Included in these provisions is a directive to the FTC to consider using its rulemaking authority to “curtail the unfair use of non-compete clauses and other clauses or agreements that may unfairly limit worker mobility.” The instructions handed down by the Biden administration are (perhaps purposefully) vague, giving the FTC a significant amount of leeway in how it tackles unreasonable non-compete agreements. The use of the word “unfair” in the directive implies that not all non-compete agreements will be banned, but rather only those that excessively limit workers from pursuing alternative positions.
Currently, the validity of non-compete agreements varies widely by state. Some states, such as California, Oklahoma, and North Dakota, completely refuse to enforce non-compete agreements. About a dozen other states limit the kind of employees non-competes who can be subject to a non-compete. For example, courts might not enforce non-competes against employees who are paid on an hourly basis or who earn below a certain income. Which of these more restrictive models the FTC might choose to pursue is unclear. But, a new federal law or regulation could unify these regulatory differences and make it easier to gauge the validity of non-compete clauses.
The EO could also add to the momentum of the Federal Workplace Mobility Act (FWMA), a bi-partisan bill that was introduced in Congress in March 2021. The FWMA would seriously limit the use of non-compete agreements, basically restricting them to situations where a sale of a business or a dissolution of a partnership exists.
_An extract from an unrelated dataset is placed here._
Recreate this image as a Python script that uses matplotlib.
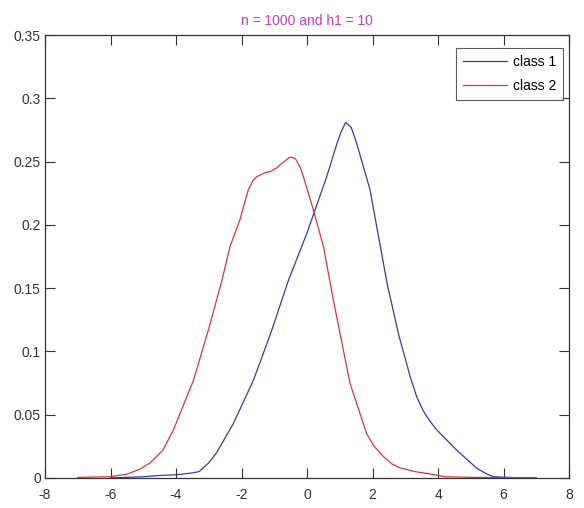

It would also give workers a private right of action to sue for violations of the FWMA. The reaction to this provision of the EO and any regulation the FTC proposes may be indicative of the likelihood of the FWMA succeeding in Congress.
The EO also directs HHS to implement standardized options in the national Health Insurance Marketplace in order to ensure that Americans can more easily comparison shop between health insurance options. It also encourages HHS to pursue “any other appropriate mechanisms to improve competition and consumer choice.”
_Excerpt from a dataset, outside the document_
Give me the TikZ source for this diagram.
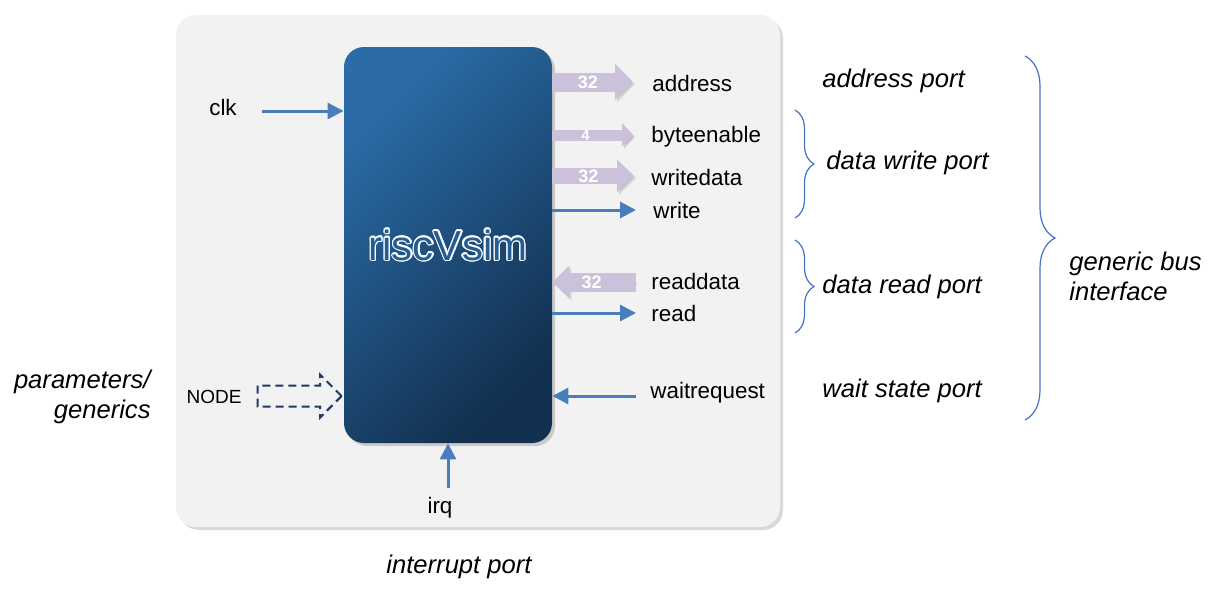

The EO also argues that high prescription drugs are partially a result of a lack of competition among drug manufacturers. As such, the EO requires HHS to submit a plan for combatting excessive pricing of prescription drugs within 45 days of the EO – or by August 23, 2021. That plan should attempt “to enhance domestic pharmaceutical supply chains, to reduce the prices paid by the Federal Government for such drugs, and to address the recurrent problem of price gouging.”
The EO encourages the FTC to exercise its authority to limit unfair anticompetitive conduct in the prescription drug industries. This includes “pay to delay” agreements, in which drug manufacturers pay generic drug manufacturers to delay the entry of generic drugs into the market. The FTC has previously estimated that “pay to delay” agreements increase drug prices by $3.5 billion each year. Additionally, the EO directs the FDA to work with states and tribes to import prescription drugs from Canada in order to lower prescription prices.
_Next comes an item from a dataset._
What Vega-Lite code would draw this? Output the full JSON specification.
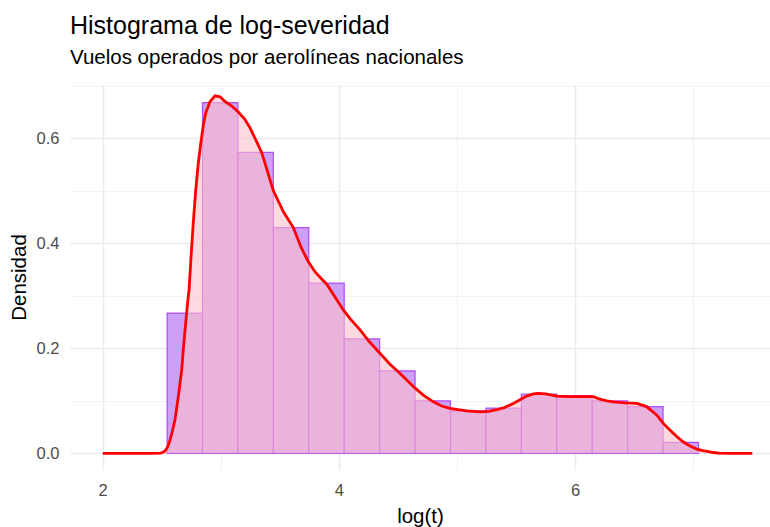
{
  "$schema": "https://vega.github.io/schema/vega-lite/v6.json",
  "autosize": "none",
  "width": 700,
  "height": 386,
  "padding": {"left": 70, "top": 84, "right": 0, "bottom": 57},
  "background": "white",
  "title": {
    "text": "Histograma de log-severidad",
    "subtitle": "Vuelos operados por aerolíneas nacionales",
    "anchor": "start",
    "frame": "group",
    "font": "Liberation Sans",
    "fontSize": 25,
    "fontWeight": "normal",
    "color": "black",
    "subtitleFont": "Liberation Sans",
    "subtitleFontSize": 20.5,
    "subtitleColor": "black",
    "subtitlePadding": 9,
    "offset": 16
  },
  "config": {
    "view": {"stroke": null},
    "axis": {
      "labelFont": "Liberation Sans",
      "titleFont": "Liberation Sans",
      "labelFontSize": 16.5,
      "titleFontSize": 20.5,
      "titleFontWeight": "normal",
      "labelColor": "#4D4D4D",
      "titleColor": "black",
      "domain": false,
      "ticks": false,
      "gridColor": "#EBEBEB"
    }
  },
  "datasets": {
    "bins": [
      {"start": 2.545, "end": 2.845, "density": 0.267},
      {"start": 2.845, "end": 3.145, "density": 0.668},
      {"start": 3.145, "end": 3.445, "density": 0.573},
      {"start": 3.445, "end": 3.745, "density": 0.430},
      {"start": 3.745, "end": 4.045, "density": 0.324},
      {"start": 4.045, "end": 4.345, "density": 0.218},
      {"start": 4.345, "end": 4.645, "density": 0.157},
      {"start": 4.645, "end": 4.945, "density": 0.100},
      {"start": 4.945, "end": 5.245, "density": 0.081},
      {"start": 5.245, "end": 5.545, "density": 0.086},
      {"start": 5.545, "end": 5.845, "density": 0.113},
      {"start": 5.845, "end": 6.145, "density": 0.110},
      {"start": 6.145, "end": 6.445, "density": 0.100},
      {"start": 6.445, "end": 6.745, "density": 0.089},
      {"start": 6.745, "end": 7.045, "density": 0.021}
    ],
    "dens": [
      {"x": 2.0, "d": 0},
      {"x": 2.4, "d": 0},
      {"x": 2.49, "d": 0.0005},
      {"x": 2.51, "d": 0.002},
      {"x": 2.53, "d": 0.005},
      {"x": 2.55, "d": 0.012},
      {"x": 2.57, "d": 0.025},
      {"x": 2.59, "d": 0.042},
      {"x": 2.612, "d": 0.064},
      {"x": 2.64, "d": 0.108},
      {"x": 2.669, "d": 0.159},
      {"x": 2.685, "d": 0.205},
      {"x": 2.705, "d": 0.254},
      {"x": 2.72, "d": 0.29},
      {"x": 2.731, "d": 0.311},
      {"x": 2.748, "d": 0.375},
      {"x": 2.767, "d": 0.44},
      {"x": 2.787, "d": 0.50},
      {"x": 2.809, "d": 0.552},
      {"x": 2.83, "d": 0.59},
      {"x": 2.852, "d": 0.625},
      {"x": 2.872, "d": 0.648},
      {"x": 2.909, "d": 0.67},
      {"x": 2.951, "d": 0.681},
      {"x": 2.993, "d": 0.679},
      {"x": 3.036, "d": 0.670},
      {"x": 3.09, "d": 0.662},
      {"x": 3.148, "d": 0.65},
      {"x": 3.2, "d": 0.637},
      {"x": 3.247, "d": 0.62},
      {"x": 3.3, "d": 0.595},
      {"x": 3.346, "d": 0.573},
      {"x": 3.445, "d": 0.50},
      {"x": 3.53, "d": 0.46},
      {"x": 3.614, "d": 0.43},
      {"x": 3.68, "d": 0.392},
      {"x": 3.741, "d": 0.365},
      {"x": 3.8, "d": 0.345},
      {"x": 3.854, "d": 0.332},
      {"x": 3.897, "d": 0.322},
      {"x": 3.96, "d": 0.30},
      {"x": 4.037, "d": 0.273},
      {"x": 4.1, "d": 0.255},
      {"x": 4.179, "d": 0.235},
      {"x": 4.26, "d": 0.212},
      {"x": 4.349, "d": 0.19},
      {"x": 4.43, "d": 0.17},
      {"x": 4.518, "d": 0.152},
      {"x": 4.645, "d": 0.124},
      {"x": 4.72, "d": 0.11},
      {"x": 4.80, "d": 0.098},
      {"x": 4.87, "d": 0.09},
      {"x": 4.94, "d": 0.0857},
      {"x": 5.01, "d": 0.083},
      {"x": 5.082, "d": 0.081},
      {"x": 5.195, "d": 0.079},
      {"x": 5.27, "d": 0.08},
      {"x": 5.336, "d": 0.083},
      {"x": 5.40, "d": 0.087},
      {"x": 5.477, "d": 0.095},
      {"x": 5.533, "d": 0.102},
      {"x": 5.59, "d": 0.109},
      {"x": 5.646, "d": 0.113},
      {"x": 5.688, "d": 0.114},
      {"x": 5.75, "d": 0.113},
      {"x": 5.844, "d": 0.109},
      {"x": 5.95, "d": 0.108},
      {"x": 6.05, "d": 0.108},
      {"x": 6.154, "d": 0.108},
      {"x": 6.21, "d": 0.103},
      {"x": 6.267, "d": 0.100},
      {"x": 6.323, "d": 0.098},
      {"x": 6.42, "d": 0.096},
      {"x": 6.522, "d": 0.095},
      {"x": 6.605, "d": 0.089},
      {"x": 6.69, "d": 0.073},
      {"x": 6.747, "d": 0.057},
      {"x": 6.80, "d": 0.045},
      {"x": 6.86, "d": 0.032},
      {"x": 6.92, "d": 0.021},
      {"x": 6.973, "d": 0.014},
      {"x": 7.03, "d": 0.008},
      {"x": 7.083, "d": 0.005},
      {"x": 7.13, "d": 0.003},
      {"x": 7.168, "d": 0.0015},
      {"x": 7.22, "d": 0.0005},
      {"x": 7.3, "d": 0},
      {"x": 7.5, "d": 0}
    ]
  },
  "layer": [
    {
      "data": {"name": "bins"},
      "mark": {"type": "bar", "fill": "#CBA0F6", "stroke": "#A020F0", "strokeWidth": 1.2, "strokeOpacity": 0.75, "clip": true},
      "encoding": {
        "x": {
          "field": "start", "type": "quantitative",
          "scale": {"domain": [1.723, 7.65], "nice": false, "zero": false},
          "axis": {
            "title": "log(t)",
            "values": [2, 3, 4, 5, 6, 7],
            "labelExpr": "datum.value % 2 == 0 ? format(datum.value, 'd') : ''",
            "labelPadding": 12,
            "titlePadding": 8,
            "gridWidth": {"condition": {"test": "datum.value % 2 == 0", "value": 1.5}, "value": 1.0},
            "gridColor": {"condition": {"test": "datum.value % 2 == 0", "value": "#EBEBEB"}, "value": "#F2F2F2"}
          }
        },
        "x2": {"field": "end"},
        "y": {
          "field": "density", "type": "quantitative",
          "scale": {"domain": [-0.0318, 0.7034], "nice": false, "zero": false},
          "axis": {
            "title": "Densidad",
            "values": [0, 0.1, 0.2, 0.3, 0.4, 0.5, 0.6, 0.7],
            "labelExpr": "round(datum.value * 10) % 2 == 0 ? format(datum.value, '.1f') : ''",
            "labelPadding": 11,
            "titlePadding": 7,
            "gridWidth": {"condition": {"test": "round(datum.value * 10) % 2 == 0", "value": 1.5}, "value": 1.0},
            "gridColor": {"condition": {"test": "round(datum.value * 10) % 2 == 0", "value": "#EBEBEB"}, "value": "#F2F2F2"}
          }
        },
        "y2": {"datum": 0}
      }
    },
    {
      "data": {"name": "dens"},
      "mark": {"type": "area", "color": "#FFC0CB", "fillOpacity": 0.6, "clip": true},
      "encoding": {
        "x": {"field": "x", "type": "quantitative"},
        "y": {"field": "d", "type": "quantitative"},
        "y2": {"datum": 0}
      }
    },
    {
      "data": {"name": "dens"},
      "mark": {"type": "line", "color": "red", "strokeWidth": 2.8, "clip": true},
      "encoding": {
        "x": {"field": "x", "type": "quantitative"},
        "y": {"field": "d", "type": "quantitative"}
      }
    }
  ]
}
The EO signals an increased interest in enforcing various antitrust laws to reduce consolidation and promote competition. In the health care realm, these policies result in an ongoing focus on decreasing prescription drug prices, a continued interest in increasing price transparency for hospitals, and specific provisions for improving access to healthcare for consumers as well as enabling worker mobility. The full impact of this EO will not be seen until HHS, the FTC, and other agencies go through the rulemaking process required to turn many of these policy statements into law.